In simplest terms, that is how the welfare state began. Its growth, and indeed its very design, appeared to be nothing more than an extension of civil society. But that appearance springs in large part from a misunderstanding of the word "compassion."

For a modern definition of compassion, consider a story told in a 1998 Chicago Tribune editorial, "In Praise of the Simplicity of Giving." The editorial concerned Melvin Pryor, a hotel doorman. Each day a small group of homeless men gathered in the hotel parking lot, and each day Pryor gave them a few dollars. Other people fixed sandwiches for the men or contributed clothing. The editorial said:

"Some would call these Good Samaritans foolish-bleeding-heart liberals who are only hurting society with their mindless generosity. Who knows if one of Pryor's buddies might be moved to find a job if it weren't for his modest donations? Maybe some of those collecting sandwiches do so only to trade them away for a swig of booze.

"No matter," the editorial concluded. "The gestures come from the heart. Most of the time, we suspect … they do more good than harm ... After all, it certainly is not an overabundance of compassion that contributes to the plight of the poor."

I don't know if the men traded sandwiches for booze, or if they failed to look for work because they were getting handouts. Neither did the editorial writer, and that's the point. Even if Melvin Pryor wasn't actually doing these men any good-even if he was unwittingly encouraging dereliction-that was of "no matter" because his actions "came from the heart."

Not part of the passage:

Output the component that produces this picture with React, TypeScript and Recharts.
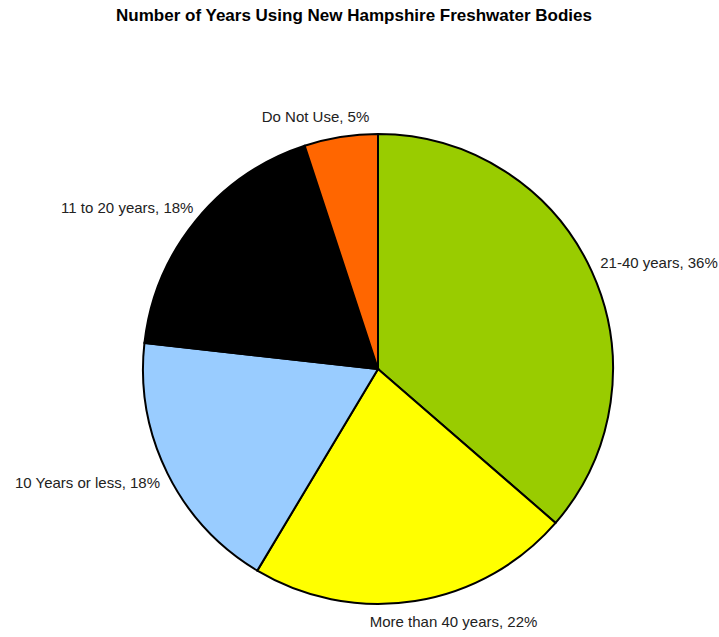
import React from "react";
import { PieChart, Pie, Cell } from "recharts";

const categories = [
  "21-40 years",
  "More than 40 years",
  "10 Years or less",
  "11 to 20 years",
  "Do Not Use",
];
const shares = [36, 22, 18, 18, 5];
const sliceColors = ["#99CC00", "#FFFF00", "#99CCFF", "#000000", "#FF6600"];

const data = categories.map((name, i) => ({ name, value: shares[i] }));

const LABEL_FONT = "15px 'Liberation Sans', Arial, sans-serif";

let ctx: CanvasRenderingContext2D | null = null;
function textWidth(s: string) {
  if (!ctx) {
    const c = document.createElement("canvas");
    ctx = c.getContext("2d");
  }
  if (!ctx) return s.length * 7.3;
  ctx.font = LABEL_FONT;
  return ctx.measureText(s).width;
}

// places label outside the slice, pushed away from the pie like Excel does
function renderLabel(props: any) {
  const { cx, cy, midAngle, outerRadius, name, value } = props;
  const rad = (midAngle * Math.PI) / 180;
  const s = Math.cos(rad); // horizontal component
  const c = Math.sin(rad); // vertical component (up)
  const r = outerRadius + 12;
  const text = `${name}, ${value}%`;
  const w = textWidth(text);
  const f = Math.sign(s) * Math.pow(Math.abs(s), 0.45);
  const x = cx + r * s + (w / 2) * f;
  const y = cy - r * c - 9 * c;
  return (
    <text
      x={x}
      y={y}
      textAnchor="middle"
      dominantBaseline="central"
      fill="#222"
      style={{ font: LABEL_FONT }}
    >
      {text}
    </text>
  );
}

export default function App() {
  return (
    <div
      style={{
        position: "absolute",
        top: 0,
        left: 0,
        width: 719,
        height: 637,
        background: "#fff",
      }}
    >
      <div
        style={{
          position: "absolute",
          top: 6,
          left: 0,
          width: 708,
          textAlign: "center",
          fontFamily: "'Liberation Sans', Arial, sans-serif",
          fontWeight: "bold",
          fontSize: 17,
          color: "#000",
        }}
      >
        Number of Years Using New Hampshire Freshwater Bodies
      </div>
      <PieChart
        width={719}
        height={637}
        margin={{ top: 0, right: 0, bottom: 0, left: 0 }}
      >
        <Pie
          data={data}
          dataKey="value"
          nameKey="name"
          cx={378}
          cy={369}
          outerRadius={235}
          startAngle={90}
          endAngle={-270}
          stroke="#000"
          strokeWidth={2}
          labelLine={false}
          label={renderLabel}
          isAnimationActive={false}
        >
          {data.map((d, i) => (
            <Cell key={d.name} fill={sliceColors[i]} />
          ))}
        </Pie>
      </PieChart>
    </div>
  );
}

True compassion requires personal involvement with another's misfortune. It requires people to understand suffering before they try to alleviate it. It does not countenance unreflective giving. It requires society to think before it acts. This is why the institutions of civil society "succeed" at compassion-and why government typically fails.

An old joke goes, "Compassion is A getting together with B to decide what C shall do for X." But that isn't really a joke. It describes the ways and means of the liberal welfare state. Members of Congress and other government officials (A) get together with the poverty "experts" (B) and decide what taxpayers (C) will do for the needy (X). This equation leaves no place for personal involvement or genuine compassion.

Unlike government, the institutions of civil society have the power to bring about moral change. "In the name of compassion, conservatives are now restoring a sense of morality to public affairs and to the citizenry," writes historian Gertrude Himmelfarb. "This is why they initiated and supported the welfare reform act, which in effect 'stigmatizes' … chronic welfare dependence by devolving welfare to the states, thus eliminating welfare as a national entitlement."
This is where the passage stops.